Comparison of topological charge definitions in Lattice QCD

Constantia Alexandrou; Andreas Athenodorou; Krzysztof Cichy; Arthur Dromard; Elena Garcia-Ramos; Karl Jansen; Urs Wenger; Falk Zimmermann

doi:10.1140/epjc/s10052-020-7984-9

2024 Impact factor 4.8

Particles and Fields

Open Access

Eur. Phys.
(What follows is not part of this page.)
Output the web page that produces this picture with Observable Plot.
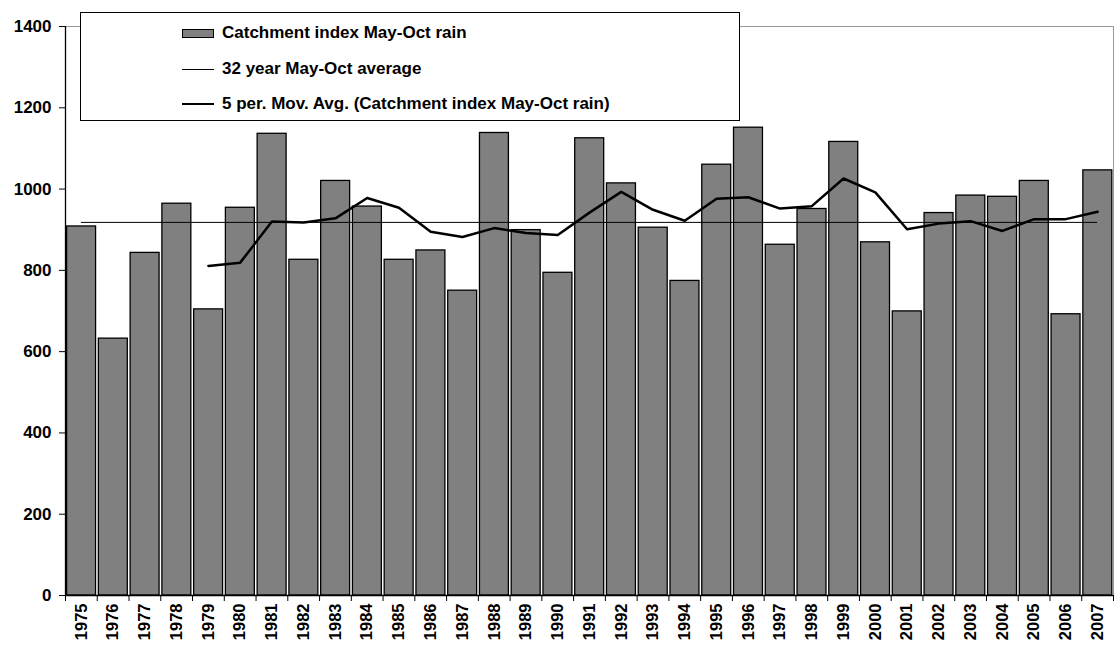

J. C (2020) 80: 424
https://doi.org/10.1140/epjc/s10052-020-7984-9

Regular Article - Theoretical Physics

Comparison of topological charge definitions in Lattice QCD

Constantia Alexandrou¹^,2, Andreas Athenodorou¹^,2, Krzysztof Cichy³^*, Arthur Dromard⁴, Elena Garcia-Ramos⁵^,6, Karl Jansen⁵, Urs Wenger⁷ and Falk Zimmermann⁸

¹ Department of Physics, University of Cyprus, P.O. Box 20537, 1678, Nicosia, Cyprus
² Computation-based Science and Technology Research Research, The Cyprus Institute, 20 Kavafi Str., Nicosia, 2121, Cyprus
³ Faculty of Physics, Adam Mickiewicz University, ul. Uniwersytetu Poznanskiego 2, 61-614, Poznań, Poland
⁴ Institute for Theoretical Physics, Regensburg University, 93053, Regensburg, Germany
⁵ NIC, DESY, Platanenallee 6, 15738, Zeuthen, Germany
⁶ Humboldt Universität zu Berlin, Newtonstr. 15, 12489, Berlin, Germany
⁷ Universität Bern, Albert Einstein Center for Fundamental Physics, Institute for Theoretical Physics, Sidlerstrasse 5, 3012, Bern, Switzerland
⁸ Helmholtz-Institut für Strahlen- und Kernphysik (Theorie) and Bethe Center for Theoretical Physics, Universität Bonn, 53115, Bonn, Germany

^* e-mail: kcichy@amu.edu.pl

Received: 16 December 2019
Accepted: 28 April 2020
Published online: 15 May 2020

Abstract

In this paper, we show a comparison of different definitions of the topological charge on the lattice. We concentrate on one small-volume ensemble with 2 flavours of dynamical, maximally twisted mass fermions and use three more ensembles to analyze the approach to the continuum limit. We investigate several fermionic and gluonic definitions. The former include the index of the overlap Dirac operator, the spectral flow of the Wilson–Dirac operator and the spectral projectors. For the latter, we take into account different discretizations of the topological charge operator and various smoothing schemes to filter out ultraviolet fluctuations: the gradient flow, stout smearing, APE smearing, HYP smearing and cooling. We show that it is possible to perturbatively match different smoothing schemes and provide a well-defined smoothing scale. We relate the smoothing parameters for cooling, stout and APE smearing to the gradient flow time $\tau$ . In the case of hypercubic smearing the matching is performed numerically. We investigate which conditions have to be met to obtain a valid definition of the topological charge and susceptibility and we argue that all valid definitions are highly correlated and allow good control over topology on the lattice.